__EXERCISE GOAL__: Skip every picture and transcribe the remaining material exactly.

────────────────

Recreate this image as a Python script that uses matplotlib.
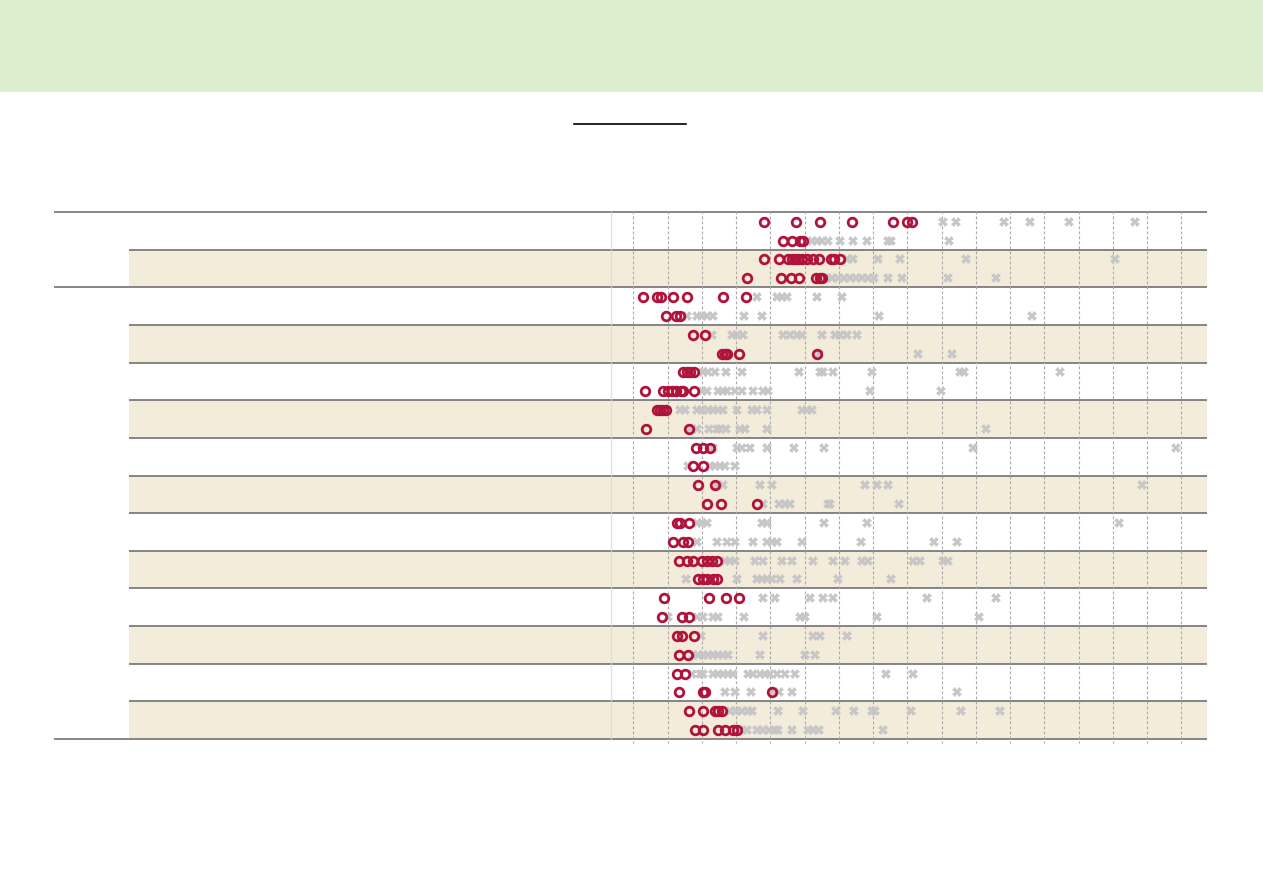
import matplotlib
matplotlib.use('Agg')
from matplotlib import pyplot as plt

W, H = 1263, 893

GREEN = '#dbeecd'
BEIGE = '#f3ecdb'
RULE = '#666666'
RED = '#b0123a'
GREY = '#c6c6c6'
GRID = '#a8a8a8'

# 14 rows, each with an upper line (a) and a lower line (b)
circles_a = [
    [4.83, 5.75, 6.46, 7.40, 8.59, 9.00, 9.14],
    [4.82, 5.26, 5.51, 5.63, 5.72, 5.82, 5.92, 6.08, 6.26, 6.43, 6.77, 6.87, 7.04],
    [1.29, 1.68, 1.80, 2.15, 2.56, 3.63, 4.29],
    [2.75, 3.10],
    [2.46, 2.56, 2.66, 2.77],
    [1.69, 1.78, 1.87, 1.96],
    [2.82, 3.03, 3.24],
    [2.89, 3.39],
    [2.29, 2.36, 2.63],
    [2.34, 2.58, 2.74, 3.00, 3.14, 3.29, 3.45],
    [1.90, 3.22, 3.71, 4.10],
    [2.27, 2.41, 2.77],
    [2.27, 2.51],
    [2.63, 3.03, 3.39, 3.48, 3.58],
]
circles_b = [
    [5.38, 5.64, 5.87, 5.95],
    [4.32, 5.31, 5.61, 5.84, 6.34, 6.45, 6.51],
    [1.96, 2.24, 2.36],
    [3.58, 3.68, 3.75, 4.09, 6.36],
    [1.34, 1.88, 2.01, 2.12, 2.25, 2.39, 2.44, 2.77],
    [1.36, 2.63],
    [2.75, 3.05],
    [3.16, 3.56, 4.62],
    [2.15, 2.46, 2.59],
    [2.90, 3.05, 3.16, 3.34, 3.45],
    [1.83, 2.41, 2.63],
    [2.34, 2.59],
    [2.34, 3.05, 3.10, 5.04],
    [2.80, 3.05, 3.47, 3.68, 3.92, 4.04],
]
crosses_a = [
    [10.05, 10.42, 11.83, 12.59, 13.71, 15.66],
    [7.24, 7.42, 8.15, 8.79, 10.72, 15.06],
    [4.62, 5.19, 5.33, 5.48, 6.37, 7.09],
    [3.29, 3.87, 4.02, 4.21, 5.38, 5.58, 5.77, 5.92, 6.50, 6.89, 7.04, 7.23, 7.52],
    [3.05, 3.19, 3.39, 3.71, 4.17, 5.84, 6.45, 6.55, 6.84, 7.98, 10.54, 10.66, 13.46],
    [2.36, 2.51, 2.85, 3.00, 3.19, 3.34, 3.48, 3.63, 4.02, 4.46, 4.60, 4.90, 5.92, 6.06, 6.21],
    [3.34, 4.02, 4.17, 4.41, 4.90, 5.69, 6.57, 10.91, 16.85],
    [3.44, 3.63, 4.70, 5.04, 7.77, 8.11, 8.43, 15.85],
    [2.85, 3.00, 3.14, 4.75, 4.90, 6.57, 7.83, 15.18],
    [3.68, 3.82, 3.97, 4.55, 4.80, 5.33, 5.63, 6.24, 6.84, 7.18, 7.67, 7.86, 9.18, 9.37, 10.05, 10.20],
    [4.78, 5.14, 6.16, 6.55, 6.84, 9.59, 11.58],
    [2.98, 4.78, 6.26, 6.45, 7.23],
    [2.71, 2.95, 3.05, 3.34, 3.48, 3.63, 3.78, 3.92, 4.36, 4.51, 4.70, 4.85, 4.99, 5.19, 5.43, 5.72, 8.37, 9.18],
    [3.82, 4.00, 4.18, 4.35, 4.47, 5.24, 5.95, 6.92, 7.45, 7.96, 8.06, 9.11, 10.57, 11.71],
]
crosses_b = [
    [6.21, 6.36, 6.50, 6.70, 7.04, 7.42, 7.83, 8.45, 8.52, 10.23],
    [6.63, 6.80, 6.98, 7.15, 7.33, 7.50, 7.68, 7.85, 8.03, 8.45, 8.85, 10.19, 11.59],
    [2.56, 2.85, 3.00, 3.14, 3.34, 4.23, 4.77, 8.18, 12.65],
    [6.42, 9.31, 10.32],
    [3.00, 3.14, 3.48, 3.63, 3.73, 3.97, 4.17, 4.51, 4.80, 4.94, 7.91, 9.98],
    [2.66, 2.87, 3.22, 3.44, 3.53, 3.71, 4.12, 4.26, 4.90, 11.31],
    [2.61, 3.24, 3.39, 3.53, 3.68, 3.97],
    [4.80, 5.26, 5.43, 5.58, 6.70, 6.74, 8.77],
    [2.85, 3.44, 3.73, 3.97, 4.51, 4.90, 5.04, 5.19, 5.92, 7.64, 9.78, 10.44],
    [2.54, 4.02, 4.60, 4.75, 4.90, 5.04, 5.28, 5.77, 6.99, 8.52],
    [2.02, 2.85, 3.05, 3.34, 3.48, 4.23, 5.87, 6.01, 8.11, 11.10],
    [2.75, 2.89, 3.04, 3.18, 3.33, 3.47, 3.62, 3.77, 4.70, 6.01, 6.31],
    [3.69, 3.97, 4.44, 5.09, 5.26, 5.63, 10.44],
    [4.12, 4.31, 4.60, 4.79, 4.96, 5.14, 5.24, 5.63, 6.11, 6.25, 6.43, 8.30],
]
grid_ticks = list(range(1, 18))

# table layout (pixels)
TOP, BOTTOM = 212, 739
LEFT, INNER, PLOT_L, RIGHT = 54, 128.5, 611, 1207.3
N_ROWS = len(circles_a)
ROW_H = (BOTTOM - TOP) / N_ROWS
GROUP_BREAKS = (0, 2, N_ROWS)

fig = plt.figure(figsize=(W / 100, H / 100), dpi=100)

# background layer: header band, row shading, rules
bg = fig.add_axes([0, 0, 1, 1])
bg.set_xlim(0, W)
bg.set_ylim(H, 0)
bg.axis('off')
bg.axhspan(0, 92, color=GREEN, lw=0)
bg.plot([574, 686], [123.5, 123.5], color='black', lw=1.2)

for r in range(N_ROWS):
    if r % 2 == 1:
        y0 = TOP + r * ROW_H
        bg.fill_between([INNER, RIGHT], y0, y0 + ROW_H, color=BEIGE, lw=0)

for r in range(N_ROWS + 1):
    y = TOP + r * ROW_H
    x0 = LEFT if r in GROUP_BREAKS else INNER
    bg.plot([x0, RIGHT], [y, y], color=RULE, lw=1.1, solid_capstyle='butt')

# dot plot
ax = fig.add_axes([PLOT_L / W, 1 - BOTTOM / H, (RIGHT - PLOT_L) / W, (BOTTOM - TOP) / H])
ax.patch.set_alpha(0)
ax.set_xlim(0.35, 17.76)
ax.set_ylim(N_ROWS, 0)
for s in ['top', 'right', 'bottom']:
    ax.spines[s].set_visible(False)
ax.spines['left'].set_color('#d8d8d8')
ax.spines['left'].set_alpha(0.7)
ax.spines['left'].set_linewidth(1.0)
ax.set_xticks([])
ax.set_yticks([])

ax.vlines(grid_ticks, -0.02, N_ROWS + 0.1, color=GRID, lw=0.8,
          linestyles=(0, (2.5, 2)), zorder=1, clip_on=False)

for r in range(N_ROWS):
    ya, yb = r + 0.26, r + 0.76
    ax.plot(crosses_a[r], [ya] * len(crosses_a[r]), 'X', ms=6.6, color=GREY, mew=0, zorder=2)
    ax.plot(crosses_b[r], [yb] * len(crosses_b[r]), 'X', ms=6.6, color=GREY, mew=0, zorder=2)
    ax.plot(circles_a[r], [ya] * len(circles_a[r]), 'o', ms=6.2, mfc='none', mec=RED, mew=2.0, zorder=3)
    ax.plot(circles_b[r], [yb] * len(circles_b[r]), 'o', ms=6.2, mfc='none', mec=RED, mew=2.0, zorder=3)

fig.savefig('out.png', dpi=100)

────────────────

__TASK ANSWER__:
Recreate this image as a Python script that uses matplotlib.
import matplotlib
matplotlib.use('Agg')
from matplotlib import pyplot as plt

W, H = 1263, 893

GREEN = '#dbeecd'
BEIGE = '#f3ecdb'
RULE = '#666666'
RED = '#b0123a'
GREY = '#c6c6c6'
GRID = '#a8a8a8'

# 14 rows, each with an upper line (a) and a lower line (b)
circles_a = [
    [4.83, 5.75, 6.46, 7.40, 8.59, 9.00, 9.14],
    [4.82, 5.26, 5.51, 5.63, 5.72, 5.82, 5.92, 6.08, 6.26, 6.43, 6.77, 6.87, 7.04],
    [1.29, 1.68, 1.80, 2.15, 2.56, 3.63, 4.29],
    [2.75, 3.10],
    [2.46, 2.56, 2.66, 2.77],
    [1.69, 1.78, 1.87, 1.96],
    [2.82, 3.03, 3.24],
    [2.89, 3.39],
    [2.29, 2.36, 2.63],
    [2.34, 2.58, 2.74, 3.00, 3.14, 3.29, 3.45],
    [1.90, 3.22, 3.71, 4.10],
    [2.27, 2.41, 2.77],
    [2.27, 2.51],
    [2.63, 3.03, 3.39, 3.48, 3.58],
]
circles_b = [
    [5.38, 5.64, 5.87, 5.95],
    [4.32, 5.31, 5.61, 5.84, 6.34, 6.45, 6.51],
    [1.96, 2.24, 2.36],
    [3.58, 3.68, 3.75, 4.09, 6.36],
    [1.34, 1.88, 2.01, 2.12, 2.25, 2.39, 2.44, 2.77],
    [1.36, 2.63],
    [2.75, 3.05],
    [3.16, 3.56, 4.62],
    [2.15, 2.46, 2.59],
    [2.90, 3.05, 3.16, 3.34, 3.45],
    [1.83, 2.41, 2.63],
    [2.34, 2.59],
    [2.34, 3.05, 3.10, 5.04],
    [2.80, 3.05, 3.47, 3.68, 3.92, 4.04],
]
crosses_a = [
    [10.05, 10.42, 11.83, 12.59, 13.71, 15.66],
    [7.24, 7.42, 8.15, 8.79, 10.72, 15.06],
    [4.62, 5.19, 5.33, 5.48, 6.37, 7.09],
    [3.29, 3.87, 4.02, 4.21, 5.38, 5.58, 5.77, 5.92, 6.50, 6.89, 7.04, 7.23, 7.52],
    [3.05, 3.19, 3.39, 3.71, 4.17, 5.84, 6.45, 6.55, 6.84, 7.98, 10.54, 10.66, 13.46],
    [2.36, 2.51, 2.85, 3.00, 3.19, 3.34, 3.48, 3.63, 4.02, 4.46, 4.60, 4.90, 5.92, 6.06, 6.21],
    [3.34, 4.02, 4.17, 4.41, 4.90, 5.69, 6.57, 10.91, 16.85],
    [3.44, 3.63, 4.70, 5.04, 7.77, 8.11, 8.43, 15.85],
    [2.85, 3.00, 3.14, 4.75, 4.90, 6.57, 7.83, 15.18],
    [3.68, 3.82, 3.97, 4.55, 4.80, 5.33, 5.63, 6.24, 6.84, 7.18, 7.67, 7.86, 9.18, 9.37, 10.05, 10.20],
    [4.78, 5.14, 6.16, 6.55, 6.84, 9.59, 11.58],
    [2.98, 4.78, 6.26, 6.45, 7.23],
    [2.71, 2.95, 3.05, 3.34, 3.48, 3.63, 3.78, 3.92, 4.36, 4.51, 4.70, 4.85, 4.99, 5.19, 5.43, 5.72, 8.37, 9.18],
    [3.82, 4.00, 4.18, 4.35, 4.47, 5.24, 5.95, 6.92, 7.45, 7.96, 8.06, 9.11, 10.57, 11.71],
]
crosses_b = [
    [6.21, 6.36, 6.50, 6.70, 7.04, 7.42, 7.83, 8.45, 8.52, 10.23],
    [6.63, 6.80, 6.98, 7.15, 7.33, 7.50, 7.68, 7.85, 8.03, 8.45, 8.85, 10.19, 11.59],
    [2.56, 2.85, 3.00, 3.14, 3.34, 4.23, 4.77, 8.18, 12.65],
    [6.42, 9.31, 10.32],
    [3.00, 3.14, 3.48, 3.63, 3.73, 3.97, 4.17, 4.51, 4.80, 4.94, 7.91, 9.98],
    [2.66, 2.87, 3.22, 3.44, 3.53, 3.71, 4.12, 4.26, 4.90, 11.31],
    [2.61, 3.24, 3.39, 3.53, 3.68, 3.97],
    [4.80, 5.26, 5.43, 5.58, 6.70, 6.74, 8.77],
    [2.85, 3.44, 3.73, 3.97, 4.51, 4.90, 5.04, 5.19, 5.92, 7.64, 9.78, 10.44],
    [2.54, 4.02, 4.60, 4.75, 4.90, 5.04, 5.28, 5.77, 6.99, 8.52],
    [2.02, 2.85, 3.05, 3.34, 3.48, 4.23, 5.87, 6.01, 8.11, 11.10],
    [2.75, 2.89, 3.04, 3.18, 3.33, 3.47, 3.62, 3.77, 4.70, 6.01, 6.31],
    [3.69, 3.97, 4.44, 5.09, 5.26, 5.63, 10.44],
    [4.12, 4.31, 4.60, 4.79, 4.96, 5.14, 5.24, 5.63, 6.11, 6.25, 6.43, 8.30],
]
grid_ticks = list(range(1, 18))

# table layout (pixels)
TOP, BOTTOM = 212, 739
LEFT, INNER, PLOT_L, RIGHT = 54, 128.5, 611, 1207.3
N_ROWS = len(circles_a)
ROW_H = (BOTTOM - TOP) / N_ROWS
GROUP_BREAKS = (0, 2, N_ROWS)

fig = plt.figure(figsize=(W / 100, H / 100), dpi=100)

# background layer: header band, row shading, rules
bg = fig.add_axes([0, 0, 1, 1])
bg.set_xlim(0, W)
bg.set_ylim(H, 0)
bg.axis('off')
bg.axhspan(0, 92, color=GREEN, lw=0)
bg.plot([574, 686], [123.5, 123.5], color='black', lw=1.2)

for r in range(N_ROWS):
    if r % 2 == 1:
        y0 = TOP + r * ROW_H
        bg.fill_between([INNER, RIGHT], y0, y0 + ROW_H, color=BEIGE, lw=0)

for r in range(N_ROWS + 1):
    y = TOP + r * ROW_H
    x0 = LEFT if r in GROUP_BREAKS else INNER
    bg.plot([x0, RIGHT], [y, y], color=RULE, lw=1.1, solid_capstyle='butt')

# dot plot
ax = fig.add_axes([PLOT_L / W, 1 - BOTTOM / H, (RIGHT - PLOT_L) / W, (BOTTOM - TOP) / H])
ax.patch.set_alpha(0)
ax.set_xlim(0.35, 17.76)
ax.set_ylim(N_ROWS, 0)
for s in ['top', 'right', 'bottom']:
    ax.spines[s].set_visible(False)
ax.spines['left'].set_color('#d8d8d8')
ax.spines['left'].set_alpha(0.7)
ax.spines['left'].set_linewidth(1.0)
ax.set_xticks([])
ax.set_yticks([])

ax.vlines(grid_ticks, -0.02, N_ROWS + 0.1, color=GRID, lw=0.8,
          linestyles=(0, (2.5, 2)), zorder=1, clip_on=False)

for r in range(N_ROWS):
    ya, yb = r + 0.26, r + 0.76
    ax.plot(crosses_a[r], [ya] * len(crosses_a[r]), 'X', ms=6.6, color=GREY, mew=0, zorder=2)
    ax.plot(crosses_b[r], [yb] * len(crosses_b[r]), 'X', ms=6.6, color=GREY, mew=0, zorder=2)
    ax.plot(circles_a[r], [ya] * len(circles_a[r]), 'o', ms=6.2, mfc='none', mec=RED, mew=2.0, zorder=3)
    ax.plot(circles_b[r], [yb] * len(circles_b[r]), 'o', ms=6.2, mfc='none', mec=RED, mew=2.0, zorder=3)

fig.savefig('out.png', dpi=100)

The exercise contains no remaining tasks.